# Short task
Return the listing below unchanged, minus its pictures.

# Source excerpt
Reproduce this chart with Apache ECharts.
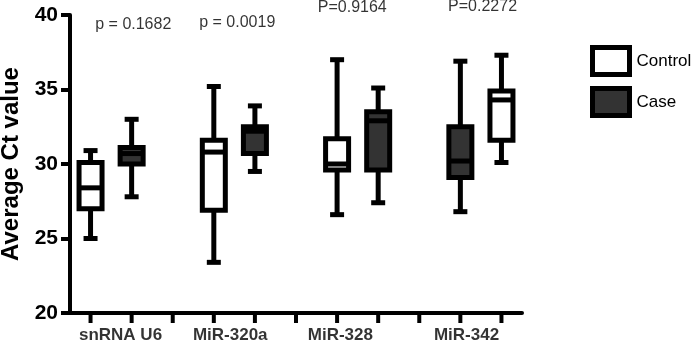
<!DOCTYPE html>
<html>
<head>
<meta charset="utf-8">
<script src="https://cdn.jsdelivr.net/npm/echarts@6/dist/echarts.min.js"></script>
<style>
  html, body { margin: 0; padding: 0; background: #fff; }
  #chart { width: 693px; height: 344px; }
</style>
</head>
<body>
<div id="chart"></div>
<script>
// groups on the x axis
const categories = ["snRNA U6", "MiR-320a", "MiR-328", "MiR-342"]

// [min, Q1, median, Q3, max] per group
const controlStats = [
  [25.0, 27.0, 28.4, 30.1, 30.9],
  [23.4, 26.9, 30.8, 31.6, 35.2],
  [26.6, 29.6, 30.0, 31.7, 37.0],
  [30.1, 31.6, 34.3, 34.9, 37.3],
]
const caseStats = [
  [27.8, 30.0, 30.7, 31.1, 33.0],
  [29.5, 30.7, 32.2, 32.5, 33.9],
  [27.4, 29.6, 32.9, 33.5, 35.1],
  [26.8, 29.1, 30.2, 32.5, 36.9],
]

// p-value annotations (one per group)
const pTexts = ["p = 0.1682", "p = 0.0019", "P=0.9164", "P=0.2272"]
const pValueY = [39.35, 39.48, 40.47, 40.56]

const yTicks = { min: 20, max: 40, interval: 5 }

// layout: three slots per group (two boxes + a gap), the last group draws Case first
const slotCount = 11
const caseFirst = [false, false, false, true]
const slotOf = (g, isCase) => g * 3 + (isCase !== caseFirst[g] ? 1 : 0)
const labelSlot = [0.73, 3.4, 6.08, 9.15]
const labelY = 18.5
const pSlot = [1.04, 3.57, 6.37, 9.54]

const FONT = "Liberation Sans, Arial, sans-serif"

// box + whiskers drawn through the axes' own coord mapping
function boxRenderer(fill) {
  return function (params, api) {
    const x = api.value(0)
    const at = (dim) => api.coord([x, api.value(dim)])
    const pMin = at(1), pQ1 = at(2), pMed = at(3), pQ3 = at(4), pMax = at(5)
    const cx = pMin[0]
    const half = 11.5
    const cap = 7
    const line = (x1, y1, x2, y2) => ({
      type: "line",
      shape: { x1, y1, x2, y2 },
      style: { stroke: "#000", lineWidth: 5 },
    })
    return {
      type: "group",
      children: [
        line(cx, pMax[1], cx, pQ3[1]),
        line(cx, pQ1[1], cx, pMin[1]),
        line(cx - cap, pMax[1], cx + cap, pMax[1]),
        line(cx - cap, pMin[1], cx + cap, pMin[1]),
        {
          type: "rect",
          shape: { x: cx - half, y: pQ3[1], width: half * 2, height: pQ1[1] - pQ3[1] },
          style: { fill, stroke: "#000", lineWidth: 5 },
        },
        line(cx - half, pMed[1], cx + half, pMed[1]),
      ],
    }
  }
}

// x-axis tick under each slot (axis ticks on this axis don't render in this setup)
function slotTick(params, api) {
  const p = api.coord([api.value(0), yTicks.min])
  return {
    type: "line",
    shape: { x1: p[0], y1: p[1], x2: p[0], y2: p[1] + 10 },
    style: { stroke: "#000", lineWidth: 4 },
  }
}

// text placed at data coordinates (no symbol)
function textSeries(name, points, texts, style) {
  return {
    name,
    type: "scatter",
    symbolSize: 0,
    clip: false,
    silent: true,
    data: points,
    label: Object.assign(
      {
        show: true,
        position: "inside",
        formatter: (p) => texts[p.dataIndex],
        fontFamily: FONT,
        color: "#000",
        textBorderWidth: 0,
      },
      style
    ),
  }
}

const chart = echarts.init(document.getElementById("chart"), null, { renderer: "canvas" })

chart.setOption({
  animation: false,
  grid: { left: 70, right: 171, top: 15, bottom: 31, outerBoundsMode: "none" },
  legend: {
    orient: "vertical",
    left: 585,
    top: 40,
    itemWidth: 37,
    itemHeight: 27,
    itemGap: 9,
    selectedMode: false,
    textStyle: { fontFamily: FONT, fontSize: 17, color: "#000", padding: [0, 0, 0, 2] },
    data: [
      { name: "Control", icon: "rect", itemStyle: { color: "#fff", borderColor: "#000", borderWidth: 5 } },
      { name: "Case", icon: "rect", itemStyle: { color: "#333", borderColor: "#000", borderWidth: 5 } },
    ],
  },
  xAxis: {
    type: "value",
    min: -0.5,
    max: slotCount - 0.5,
    splitLine: { show: false },
    axisLine: { show: true, onZero: false, lineStyle: { color: "#000", width: 4 } },
    axisTick: { show: false },
    axisLabel: { show: false },
  },
  yAxis: {
    type: "value",
    min: yTicks.min,
    max: yTicks.max,
    interval: yTicks.interval,
    name: "Average Ct value",
    nameLocation: "middle",
    nameGap: 44,
    nameTextStyle: { fontFamily: FONT, fontSize: 24, fontWeight: "bold", color: "#000" },
    splitLine: { show: false },
    axisLine: { show: true, onZero: false, lineStyle: { color: "#000", width: 4 } },
    axisTick: { show: true, length: 9, lineStyle: { color: "#000", width: 4 } },
    axisLabel: { margin: 12, fontFamily: FONT, fontSize: 21, fontWeight: "bold", color: "#000" },
  },
  series: [
    {
      name: "Control",
      type: "custom",
      renderItem: boxRenderer("#fff"),
      encode: { x: 0, y: [1, 2, 3, 4, 5] },
      data: controlStats.map((s, g) => [slotOf(g, false), ...s]),
      z: 3,
    },
    {
      name: "Case",
      type: "custom",
      renderItem: boxRenderer("#333"),
      encode: { x: 0, y: [1, 2, 3, 4, 5] },
      data: caseStats.map((s, g) => [slotOf(g, true), ...s]),
      z: 3,
    },
    {
      name: "ticks",
      type: "custom",
      silent: true,
      clip: false,
      renderItem: slotTick,
      encode: { x: 0 },
      data: Array.from({ length: slotCount }, (_, i) => [i]),
      z: 4,
    },
    textSeries("p", pSlot.map((x, g) => [x, pValueY[g]]), pTexts, { fontSize: 16 }),
    textSeries("groups", labelSlot.map((x) => [x, labelY]), categories, { fontSize: 17, fontWeight: "bold" }),
  ],
})
</script>
</body>
</html>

# In response
Reproduce this chart with Apache ECharts.
<!DOCTYPE html>
<html>
<head>
<meta charset="utf-8">
<script src="https://cdn.jsdelivr.net/npm/echarts@6/dist/echarts.min.js"></script>
<style>
  html, body { margin: 0; padding: 0; background: #fff; }
  #chart { width: 693px; height: 344px; }
</style>
</head>
<body>
<div id="chart"></div>
<script>
// groups on the x axis
const categories = ["snRNA U6", "MiR-320a", "MiR-328", "MiR-342"]

// [min, Q1, median, Q3, max] per group
const controlStats = [
  [25.0, 27.0, 28.4, 30.1, 30.9],
  [23.4, 26.9, 30.8, 31.6, 35.2],
  [26.6, 29.6, 30.0, 31.7, 37.0],
  [30.1, 31.6, 34.3, 34.9, 37.3],
]
const caseStats = [
  [27.8, 30.0, 30.7, 31.1, 33.0],
  [29.5, 30.7, 32.2, 32.5, 33.9],
  [27.4, 29.6, 32.9, 33.5, 35.1],
  [26.8, 29.1, 30.2, 32.5, 36.9],
]

// p-value annotations (one per group)
const pTexts = ["p = 0.1682", "p = 0.0019", "P=0.9164", "P=0.2272"]
const pValueY = [39.35, 39.48, 40.47, 40.56]

const yTicks = { min: 20, max: 40, interval: 5 }

// layout: three slots per group (two boxes + a gap), the last group draws Case first
const slotCount = 11
const caseFirst = [false, false, false, true]
const slotOf = (g, isCase) => g * 3 + (isCase !== caseFirst[g] ? 1 : 0)
const labelSlot = [0.73, 3.4, 6.08, 9.15]
const labelY = 18.5
const pSlot = [1.04, 3.57, 6.37, 9.54]

const FONT = "Liberation Sans, Arial, sans-serif"

// box + whiskers drawn through the axes' own coord mapping
function boxRenderer(fill) {
  return function (params, api) {
    const x = api.value(0)
    const at = (dim) => api.coord([x, api.value(dim)])
    const pMin = at(1), pQ1 = at(2), pMed = at(3), pQ3 = at(4), pMax = at(5)
    const cx = pMin[0]
    const half = 11.5
    const cap = 7
    const line = (x1, y1, x2, y2) => ({
      type: "line",
      shape: { x1, y1, x2, y2 },
      style: { stroke: "#000", lineWidth: 5 },
    })
    return {
      type: "group",
      children: [
        line(cx, pMax[1], cx, pQ3[1]),
        line(cx, pQ1[1], cx, pMin[1]),
        line(cx - cap, pMax[1], cx + cap, pMax[1]),
        line(cx - cap, pMin[1], cx + cap, pMin[1]),
        {
          type: "rect",
          shape: { x: cx - half, y: pQ3[1], width: half * 2, height: pQ1[1] - pQ3[1] },
          style: { fill, stroke: "#000", lineWidth: 5 },
        },
        line(cx - half, pMed[1], cx + half, pMed[1]),
      ],
    }
  }
}

// x-axis tick under each slot (axis ticks on this axis don't render in this setup)
function slotTick(params, api) {
  const p = api.coord([api.value(0), yTicks.min])
  return {
    type: "line",
    shape: { x1: p[0], y1: p[1], x2: p[0], y2: p[1] + 10 },
    style: { stroke: "#000", lineWidth: 4 },
  }
}

// text placed at data coordinates (no symbol)
function textSeries(name, points, texts, style) {
  return {
    name,
    type: "scatter",
    symbolSize: 0,
    clip: false,
    silent: true,
    data: points,
    label: Object.assign(
      {
        show: true,
        position: "inside",
        formatter: (p) => texts[p.dataIndex],
        fontFamily: FONT,
        color: "#000",
        textBorderWidth: 0,
      },
      style
    ),
  }
}

const chart = echarts.init(document.getElementById("chart"), null, { renderer: "canvas" })

chart.setOption({
  animation: false,
  grid: { left: 70, right: 171, top: 15, bottom: 31, outerBoundsMode: "none" },
  legend: {
    orient: "vertical",
    left: 585,
    top: 40,
    itemWidth: 37,
    itemHeight: 27,
    itemGap: 9,
    selectedMode: false,
    textStyle: { fontFamily: FONT, fontSize: 17, color: "#000", padding: [0, 0, 0, 2] },
    data: [
      { name: "Control", icon: "rect", itemStyle: { color: "#fff", borderColor: "#000", borderWidth: 5 } },
      { name: "Case", icon: "rect", itemStyle: { color: "#333", borderColor: "#000", borderWidth: 5 } },
    ],
  },
  xAxis: {
    type: "value",
    min: -0.5,
    max: slotCount - 0.5,
    splitLine: { show: false },
    axisLine: { show: true, onZero: false, lineStyle: { color: "#000", width: 4 } },
    axisTick: { show: false },
    axisLabel: { show: false },
  },
  yAxis: {
    type: "value",
    min: yTicks.min,
    max: yTicks.max,
    interval: yTicks.interval,
    name: "Average Ct value",
    nameLocation: "middle",
    nameGap: 44,
    nameTextStyle: { fontFamily: FONT, fontSize: 24, fontWeight: "bold", color: "#000" },
    splitLine: { show: false },
    axisLine: { show: true, onZero: false, lineStyle: { color: "#000", width: 4 } },
    axisTick: { show: true, length: 9, lineStyle: { color: "#000", width: 4 } },
    axisLabel: { margin: 12, fontFamily: FONT, fontSize: 21, fontWeight: "bold", color: "#000" },
  },
  series: [
    {
      name: "Control",
      type: "custom",
      renderItem: boxRenderer("#fff"),
      encode: { x: 0, y: [1, 2, 3, 4, 5] },
      data: controlStats.map((s, g) => [slotOf(g, false), ...s]),
      z: 3,
    },
    {
      name: "Case",
      type: "custom",
      renderItem: boxRenderer("#333"),
      encode: { x: 0, y: [1, 2, 3, 4, 5] },
      data: caseStats.map((s, g) => [slotOf(g, true), ...s]),
      z: 3,
    },
    {
      name: "ticks",
      type: "custom",
      silent: true,
      clip: false,
      renderItem: slotTick,
      encode: { x: 0 },
      data: Array.from({ length: slotCount }, (_, i) => [i]),
      z: 4,
    },
    textSeries("p", pSlot.map((x, g) => [x, pValueY[g]]), pTexts, { fontSize: 16 }),
    textSeries("groups", labelSlot.map((x) => [x, labelY]), categories, { fontSize: 17, fontWeight: "bold" }),
  ],
})
</script>
</body>
</html>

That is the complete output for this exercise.